▸ EXERCISE BRIEF: Return the lines where the word "code" occurs.

+-------+

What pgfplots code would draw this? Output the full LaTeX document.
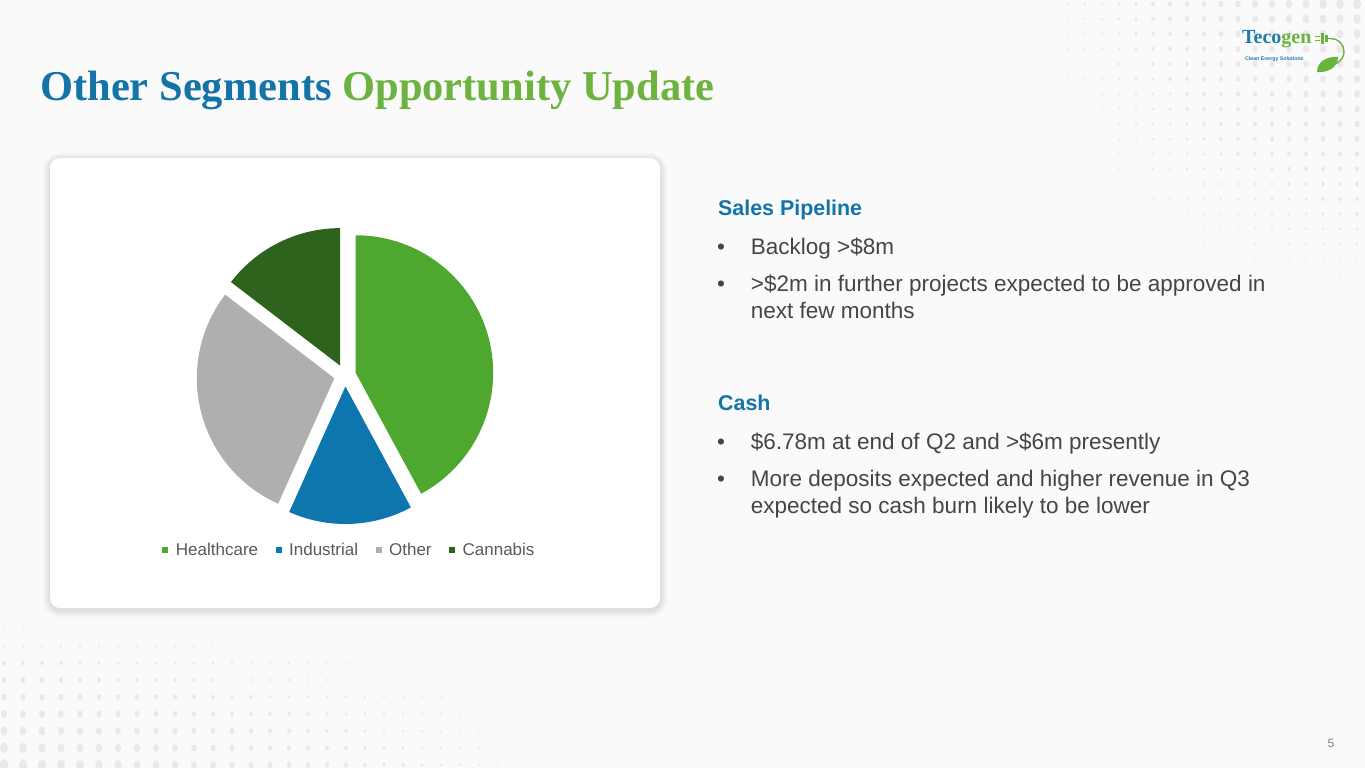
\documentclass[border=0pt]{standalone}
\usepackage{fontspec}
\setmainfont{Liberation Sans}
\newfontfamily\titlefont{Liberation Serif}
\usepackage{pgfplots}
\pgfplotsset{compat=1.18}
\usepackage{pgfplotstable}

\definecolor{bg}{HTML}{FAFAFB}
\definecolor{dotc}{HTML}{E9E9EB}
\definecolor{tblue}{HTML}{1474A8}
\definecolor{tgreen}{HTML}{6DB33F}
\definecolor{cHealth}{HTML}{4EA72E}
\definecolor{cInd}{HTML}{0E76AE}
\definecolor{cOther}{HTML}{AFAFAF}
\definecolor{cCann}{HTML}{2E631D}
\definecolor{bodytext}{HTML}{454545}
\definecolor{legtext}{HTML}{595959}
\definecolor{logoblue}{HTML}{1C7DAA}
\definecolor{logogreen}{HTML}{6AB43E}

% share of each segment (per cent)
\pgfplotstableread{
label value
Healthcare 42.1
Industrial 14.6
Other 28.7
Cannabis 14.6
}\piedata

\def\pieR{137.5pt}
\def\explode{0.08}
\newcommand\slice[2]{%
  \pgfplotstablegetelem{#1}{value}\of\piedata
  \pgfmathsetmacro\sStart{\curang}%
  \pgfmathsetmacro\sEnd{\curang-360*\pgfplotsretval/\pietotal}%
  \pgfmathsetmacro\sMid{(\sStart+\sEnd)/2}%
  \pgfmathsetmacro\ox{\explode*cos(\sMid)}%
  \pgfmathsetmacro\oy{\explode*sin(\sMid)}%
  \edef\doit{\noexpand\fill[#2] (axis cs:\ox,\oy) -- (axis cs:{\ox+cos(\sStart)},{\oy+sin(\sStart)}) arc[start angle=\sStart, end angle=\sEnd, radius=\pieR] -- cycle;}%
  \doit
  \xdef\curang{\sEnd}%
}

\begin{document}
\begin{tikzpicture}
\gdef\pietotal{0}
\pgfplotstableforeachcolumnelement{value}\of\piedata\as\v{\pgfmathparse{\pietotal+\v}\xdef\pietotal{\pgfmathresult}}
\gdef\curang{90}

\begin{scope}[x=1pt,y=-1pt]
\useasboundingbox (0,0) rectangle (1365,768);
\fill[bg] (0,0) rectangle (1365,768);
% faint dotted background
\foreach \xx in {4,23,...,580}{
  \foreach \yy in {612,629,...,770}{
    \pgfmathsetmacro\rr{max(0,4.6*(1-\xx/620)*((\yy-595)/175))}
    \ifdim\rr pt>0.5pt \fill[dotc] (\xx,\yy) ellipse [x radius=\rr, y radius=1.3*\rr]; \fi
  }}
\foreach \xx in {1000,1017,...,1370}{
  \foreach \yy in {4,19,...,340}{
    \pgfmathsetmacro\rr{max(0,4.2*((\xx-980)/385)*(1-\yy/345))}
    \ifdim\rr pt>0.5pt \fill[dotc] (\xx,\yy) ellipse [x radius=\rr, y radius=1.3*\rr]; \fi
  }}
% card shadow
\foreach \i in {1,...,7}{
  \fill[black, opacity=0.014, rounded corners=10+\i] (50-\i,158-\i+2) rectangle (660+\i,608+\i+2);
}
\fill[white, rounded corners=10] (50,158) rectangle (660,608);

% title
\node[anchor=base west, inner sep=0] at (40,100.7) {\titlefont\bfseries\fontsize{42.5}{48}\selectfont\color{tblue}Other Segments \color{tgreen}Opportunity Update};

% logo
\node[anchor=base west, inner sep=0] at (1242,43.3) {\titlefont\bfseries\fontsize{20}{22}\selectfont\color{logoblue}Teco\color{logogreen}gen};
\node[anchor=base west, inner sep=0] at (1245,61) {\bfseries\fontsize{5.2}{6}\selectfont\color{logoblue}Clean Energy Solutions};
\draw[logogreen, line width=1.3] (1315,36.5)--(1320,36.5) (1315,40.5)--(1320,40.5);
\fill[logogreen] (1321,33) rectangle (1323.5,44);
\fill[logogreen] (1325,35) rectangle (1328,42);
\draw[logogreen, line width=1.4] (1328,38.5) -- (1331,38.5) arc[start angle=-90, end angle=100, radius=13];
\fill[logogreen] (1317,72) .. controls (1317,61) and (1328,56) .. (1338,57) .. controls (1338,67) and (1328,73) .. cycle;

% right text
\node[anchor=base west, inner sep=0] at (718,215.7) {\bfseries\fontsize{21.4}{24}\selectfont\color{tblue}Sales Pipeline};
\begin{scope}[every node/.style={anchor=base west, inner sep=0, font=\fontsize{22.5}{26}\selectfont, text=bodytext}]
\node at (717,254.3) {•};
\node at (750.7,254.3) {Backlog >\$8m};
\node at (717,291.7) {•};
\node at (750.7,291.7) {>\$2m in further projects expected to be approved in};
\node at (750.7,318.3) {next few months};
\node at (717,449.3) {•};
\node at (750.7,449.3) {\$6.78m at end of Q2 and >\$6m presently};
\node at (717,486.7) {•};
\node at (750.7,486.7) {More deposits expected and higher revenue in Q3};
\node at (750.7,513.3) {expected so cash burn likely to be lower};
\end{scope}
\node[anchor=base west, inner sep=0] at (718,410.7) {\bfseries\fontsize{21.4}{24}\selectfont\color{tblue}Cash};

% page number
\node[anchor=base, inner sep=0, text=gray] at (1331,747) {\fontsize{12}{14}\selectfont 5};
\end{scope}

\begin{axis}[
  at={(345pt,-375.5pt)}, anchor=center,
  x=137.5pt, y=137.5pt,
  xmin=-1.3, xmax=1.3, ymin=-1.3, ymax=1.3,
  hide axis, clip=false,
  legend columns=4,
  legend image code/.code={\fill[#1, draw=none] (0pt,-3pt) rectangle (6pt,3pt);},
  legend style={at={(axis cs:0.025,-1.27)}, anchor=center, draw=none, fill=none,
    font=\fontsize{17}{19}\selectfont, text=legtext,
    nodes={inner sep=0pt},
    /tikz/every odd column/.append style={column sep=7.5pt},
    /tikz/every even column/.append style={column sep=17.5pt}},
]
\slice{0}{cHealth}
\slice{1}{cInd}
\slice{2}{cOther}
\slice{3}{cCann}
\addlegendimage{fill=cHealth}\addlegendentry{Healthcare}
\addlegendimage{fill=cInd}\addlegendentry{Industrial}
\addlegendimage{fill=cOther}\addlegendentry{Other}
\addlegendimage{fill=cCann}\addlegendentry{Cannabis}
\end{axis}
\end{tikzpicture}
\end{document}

+-------+

▸ PROBLEM SOLUTION:
What pgfplots code would draw this? Output the full LaTeX document.
  legend image code/.code={\fill[#1, draw=none] (0pt,-3pt) rectangle (6pt,3pt);},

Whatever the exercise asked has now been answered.